Adding a new organization#

An organization can be added via SortingHat which will be available at https://[INSTANCE].biterg.io/identities.

Click the ADD button on the top right corner of the Organizations table to add an organization.

To add auto affiliation you have to add the base domain of the organization. Marking the domain as top domain also will also auto affiliate using its subdomains.

New organization

Removing an organization#

Organizations can be removed via SortingHat. Note that all the enrollments of contributors affiliated to the deleted organization will be lost. Go to the Organizations table on the main page, and use the Search box to look for an organization. Click on the button with the three dots on the right side of the organization and then select Delete organization on the dropdown menu.

Remove organization

Adding an e-mail domain to an organization#

The platform can map email domains to organizations. By doing that every identity with any of those mapped domains will be associated to the proper organization.

On the Organizations table, use the Search box to look for an organization. For each organization you want to update, click the three dot button and select the button View/edit domins to add/remove the organization domains.

Manage organizations

Enrolling a person to an organization#

Search for the user using the Search box on the Individuals table, and click on the button with the chevron icon next to the user to expand it. Then, click the ADD button next to Organizations. On the pop up you can link the profile to an organization and set the start and end dates.

Enroll identity

Alternatively, you can use drag and drop to enroll a person to an organization.
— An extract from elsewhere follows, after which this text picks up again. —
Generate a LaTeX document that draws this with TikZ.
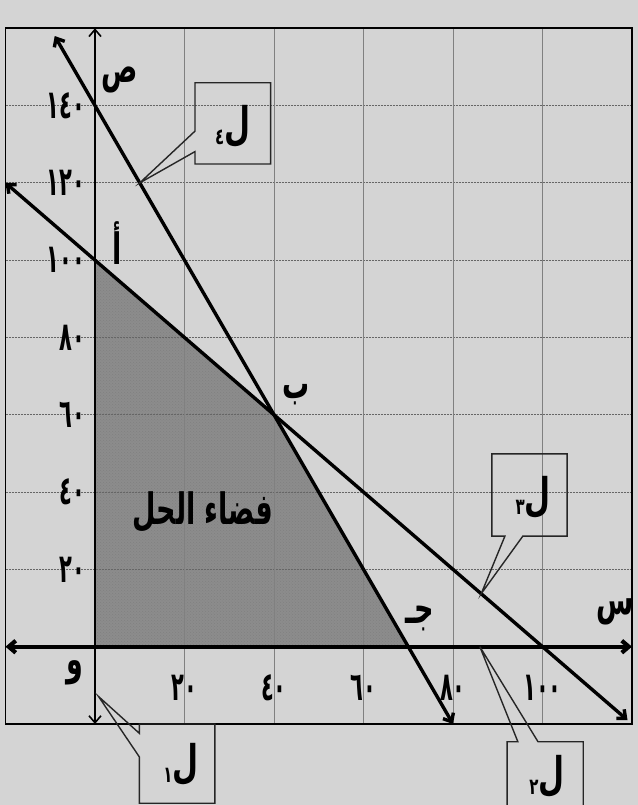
\documentclass[tikz,border=0pt]{standalone}
\usepackage{fontspec}
\usepackage{graphicx}
\usetikzlibrary{arrows.meta,patterns}
\newfontfamily\arabicfont[Script=Arabic]{DejaVu Sans}
\TeXXeTstate=1
\definecolor{paper}{RGB}{212,212,212}
\definecolor{region}{RGB}{140,140,140}
% Arabic labels, stretched upwards like the printed ones
\newcommand{\arnum}[1]{\scalebox{1}[1.9]{\arabicfont\bfseries\fontsize{21}{21}\selectfont #1}}
\newcommand{\arlet}[1]{\scalebox{1}[1.6]{\arabicfont\bfseries\fontsize{27}{27}\selectfont #1}}
\newcommand{\lineno}[1]{\scalebox{1}[1.5]{\arabicfont\bfseries\raisebox{-3pt}{\fontsize{15}{15}\selectfont #1}\fontsize{30}{30}\selectfont ل}}

\begin{document}
\begin{tikzpicture}[x=4.475pt,y=3.865pt,
  gridh/.style={draw=black!60,line width=0.8pt,dash pattern=on 2pt off 1pt},
  gridv/.style={draw=black!50,line width=0.7pt},
  barbs/.style={{Straight Barb[length=7pt,width=12pt]}-{Straight Barb[length=7pt,width=12pt]}},
  bigline/.style={barbs,line width=3.4pt},
  callout/.style={draw=black!85,line width=1.4pt,line join=miter},
  lbl/.style={inner sep=0pt}]

\fill[paper] (-21.23,-40.96) rectangle (121.34,167.32);
\useasboundingbox (-21.23,-40.96) rectangle (121.34,167.32);

\coordinate (O) at (0,0);
\coordinate (A) at (0,100);
\coordinate (B) at (40,60);
\coordinate (C) at (70,0);

% solution region
\fill[region] (O) -- (A) -- (B) -- (C) -- cycle;
\fill[pattern=crosshatch dots,pattern color=black!50] (O) -- (A) -- (B) -- (C) -- cycle;

% grid
\foreach \y in {20,40,...,140}
  \draw[gridh] (-20,\y) -- (120,\y);
\foreach \x in {20,40,...,100}
  \draw[gridv] (\x,-20) -- (\x,160);

\draw[line width=1.8pt] (-20,-20) rectangle (120,160);

% axes
\coordinate (xl) at (-20,0);
\coordinate (xr) at (120,0);
\coordinate (yb) at (0,-20);
\coordinate (yt) at (0,160);
\draw[barbs,line width=4.2pt] (xl) -- (xr);
\draw[barbs,line width=1.6pt] (yb) -- (yt);

% the two lines
\coordinate (l4a) at (-9,158);
\coordinate (l4b) at (80,-20);
\coordinate (l3a) at (-20,120);
\coordinate (l3b) at (119,-19);
\draw[bigline] (l4a) -- (l4b);
\draw[bigline] (l3a) -- (l3b);

% scale
\foreach \y/\t in {20/٢٠,40/٤٠,60/٦٠,80/٨٠,100/١٠٠,120/١٢٠,140/١٤٠}
  \node[lbl,anchor=east] (y\y) at (-2.2,\y) {\arnum{\t}};
\foreach \x/\t in {20/٢٠,40/٤٠,60/٦٠,80/٨٠,100/١٠٠}
  \node[lbl] (x\x) at (\x,-10.7) {\arnum{\t}};

% letters
\node[lbl] (o) at (-4.5,-6.8) {\arlet{و}};
\node[lbl] (ys) at (5.6,146.6) {\arlet{ص}};
\node[lbl] (xs) at (116.3,9) {\arlet{س}};
\node[lbl] (pa) at (4.9,104.4) {\arlet{أ}};
\node[lbl] (pb) at (44.9,65.1) {\arlet{ب}};
\node[lbl] (pc) at (72.6,7.2) {\arlet{\beginR جـ\endR}};
\node[lbl] (space) at (24.1,34.8) {\arlet{\beginR فضاء الحل\endR}};

% callouts
\coordinate (t4) at (10,120);
\coordinate (t3) at (86.3,13.7);
\coordinate (t2) at (86,0);
\coordinate (t1) at (0.8,-12.9);
\draw[callout] (22.35,145.9) -- (39.26,145.9) -- (39.26,124.9) -- (22.35,124.9)
  -- (22.35,128.1) -- (t4) -- (22.35,133.4) -- cycle;
\draw[callout] (88.7,28.6) -- (88.7,49.9) -- (105.5,49.9) -- (105.5,28.6)
  -- (95.6,28.6) -- (t3) -- (91.6,28.6) -- cycle;
\draw[callout] (92.1,-42) -- (92.1,-24.6) -- (94.5,-24.6) -- (t2)
  -- (99,-24.6) -- (109.1,-24.6) -- (109.1,-42);
\draw[callout] (9.9,-20) -- (26.8,-20) -- (26.8,-40.5) -- (9.9,-40.5)
  -- (9.9,-28.5) -- (t1) -- (9.9,-22.4) -- cycle;

\node[lbl] (L4) at (30.8,134.5) {\lineno{٤}};
\node[lbl] (L3) at (97.9,38.7) {\lineno{٣}};
\node[lbl] (L2) at (101,-33.6) {\lineno{٢}};
\node[lbl] (L1) at (19.2,-30.6) {\lineno{١}};

\end{tikzpicture}
\end{document}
Search for the contributor on the Individuals table and for the organization on the Organizations table. Grab the user with your mouse and release it over the organization or viceversa. After that, a pop up will let you set the start and end dates.

Enroll identity with drag and drop

Un-enrolling a person from an organization#

Expand the contributor's information and click on the button with the trashcan icon next to the organization you want to remove. To un-enroll the person from all the organizations to which they are affiliated, click REMOVE ALL.

Unenroll

Marking bots#

There is an option to mark an identity as bot. This is available in the Individuals section in SortingHat. This helps to filter out automated activity in the dashboard while keeping such information in the database.

Search the identity that you want to mark as bot and click on the button with a robot icon next to the name.

Mark as bot

Preventing that affiliations removed from a contributor are restored#

If you changed the affiliation for some contributors and you discover the changes were restored, you can try the following. Instead of removing an organization automatically added to the contributor, change its timeframe. For instance, you can set the enrollment from 1900-01-01 to 1900-01-02, thus there will not be any data containing that enrollment.

How dates work#

Dates are by default set to the beginning of the day, i.e. 00:00:00. Thus, we should setting the periods as:

  • Organization A: 1900-01-01 to 2019-10-01
  • Organization B: 2019-10-01 to 2100-01-01

Because end date for Organization A will be set under the hood as 2019-10-01 00:00:00 (not inclusive) and start date for Organization B will be set as 2019-10-01 00:00:00 (inclusive).

So 2019-10-01 will be the first day that profile is enrolled to Organization B and 2019-09-30 will be the last day of that profile enrolled to Organization A.

It could be summarized as the following condition, where date is the date to check and decide the enrollment: start_date <= date < end_date.

Matching of identities#

Our support team will study the data sources you are tracking and set the best algorithm to identify the different accounts used by your community members. The goal is avoid duplicated identities but also having the wrong ones unified.

Types of matching#

There are three types of matching that will allow the system to unify identities: email, name, username.

  • email: same email address.
  • name: same full name.
  • username: same username of any source.

Troubleshooting#

Contributor activity is labeled with a single company when she/he is enrolled with more companies#

When two enrollments overlap in time, the system will use one of them to update the enriched information on the dashboard. That means that only one of them will be visible. In case you detect identities with overlapping dates edit them so the profile is not enrolled to more than one company at the same time.

Changes are not visible in the metrics dashboard#

Changes performed over the identities database need to be synchronized with the metrics data set.

For each data source (e.g., git, mboxes) there are 3 main phases: collection, enrichment and identities refresh. The last one takes care of synchronizing the data stored in OpenSearch with the one available in SortingHat. The time to perform the 3 steps depends on the amount of data available in the data source, however it generally takes less than 3 hours.